------ Entries shown ------

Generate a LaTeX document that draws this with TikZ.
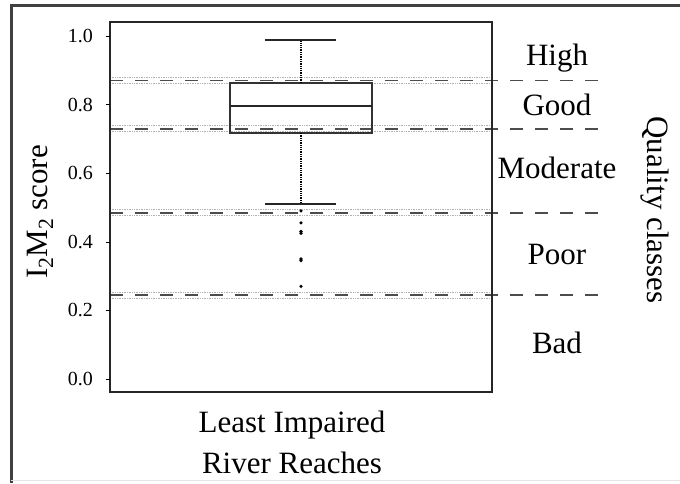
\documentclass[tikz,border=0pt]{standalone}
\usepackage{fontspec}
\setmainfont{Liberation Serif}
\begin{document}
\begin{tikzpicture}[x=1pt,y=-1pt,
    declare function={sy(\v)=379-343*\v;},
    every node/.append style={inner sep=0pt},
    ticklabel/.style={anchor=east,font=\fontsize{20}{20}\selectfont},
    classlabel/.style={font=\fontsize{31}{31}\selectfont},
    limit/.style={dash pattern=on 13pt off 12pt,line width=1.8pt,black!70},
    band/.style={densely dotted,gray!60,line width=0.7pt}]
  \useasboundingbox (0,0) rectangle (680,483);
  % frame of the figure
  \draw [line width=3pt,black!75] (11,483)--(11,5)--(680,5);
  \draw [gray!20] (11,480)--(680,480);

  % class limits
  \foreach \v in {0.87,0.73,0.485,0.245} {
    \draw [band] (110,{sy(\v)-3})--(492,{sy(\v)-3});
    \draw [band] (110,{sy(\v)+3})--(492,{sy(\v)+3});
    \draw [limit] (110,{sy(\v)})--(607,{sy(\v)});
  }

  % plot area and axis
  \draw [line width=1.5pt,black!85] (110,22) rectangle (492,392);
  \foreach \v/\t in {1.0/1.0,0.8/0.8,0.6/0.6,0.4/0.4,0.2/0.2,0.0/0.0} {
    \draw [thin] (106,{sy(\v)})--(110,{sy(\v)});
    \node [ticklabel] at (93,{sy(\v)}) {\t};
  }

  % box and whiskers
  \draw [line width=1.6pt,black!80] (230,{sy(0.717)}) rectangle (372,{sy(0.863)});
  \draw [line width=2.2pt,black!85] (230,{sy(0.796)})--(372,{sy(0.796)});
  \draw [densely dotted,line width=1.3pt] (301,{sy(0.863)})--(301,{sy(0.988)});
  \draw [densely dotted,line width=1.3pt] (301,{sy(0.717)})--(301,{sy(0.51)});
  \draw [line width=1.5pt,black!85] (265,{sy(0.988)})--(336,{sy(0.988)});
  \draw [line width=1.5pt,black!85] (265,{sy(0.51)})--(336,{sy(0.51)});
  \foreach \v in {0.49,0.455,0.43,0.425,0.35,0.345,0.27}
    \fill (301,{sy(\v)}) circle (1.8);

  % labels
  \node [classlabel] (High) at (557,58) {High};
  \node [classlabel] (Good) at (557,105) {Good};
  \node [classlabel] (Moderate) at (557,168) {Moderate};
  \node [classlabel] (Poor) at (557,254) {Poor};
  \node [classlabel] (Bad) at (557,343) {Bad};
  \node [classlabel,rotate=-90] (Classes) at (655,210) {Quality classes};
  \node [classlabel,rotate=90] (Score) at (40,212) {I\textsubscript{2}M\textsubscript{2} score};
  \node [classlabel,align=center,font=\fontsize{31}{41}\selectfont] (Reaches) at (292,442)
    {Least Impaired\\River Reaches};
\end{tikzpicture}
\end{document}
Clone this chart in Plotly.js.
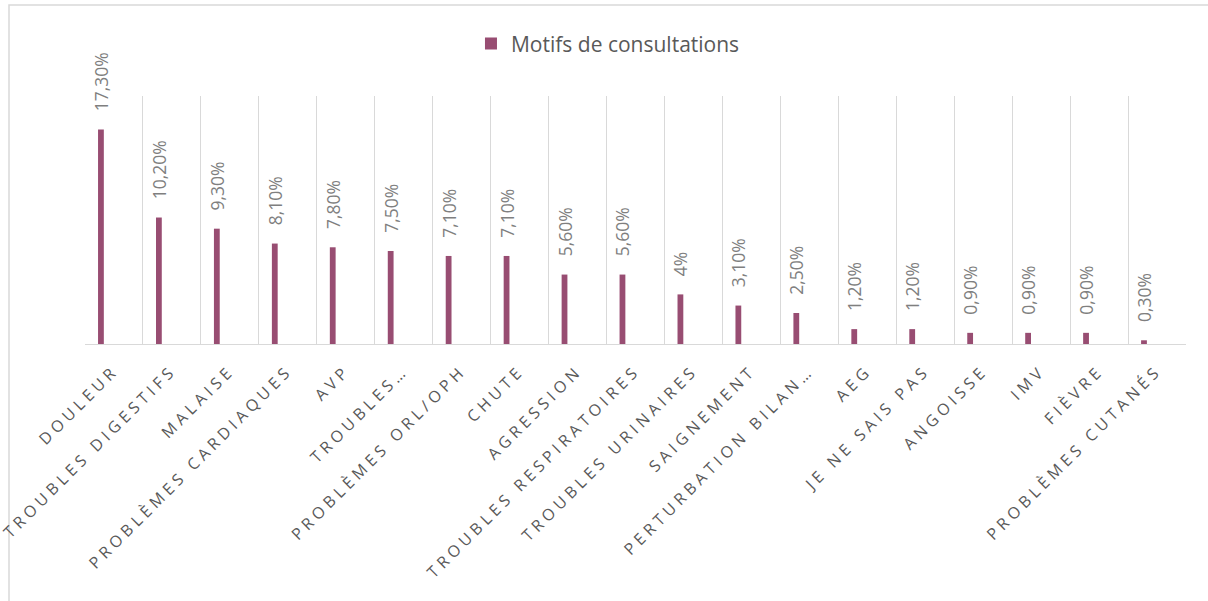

------

__Stated task__
Show every line in the entries where the string "this" occurs.

__Full output__
Generate a LaTeX document that draws this with TikZ.
Clone this chart in Plotly.js.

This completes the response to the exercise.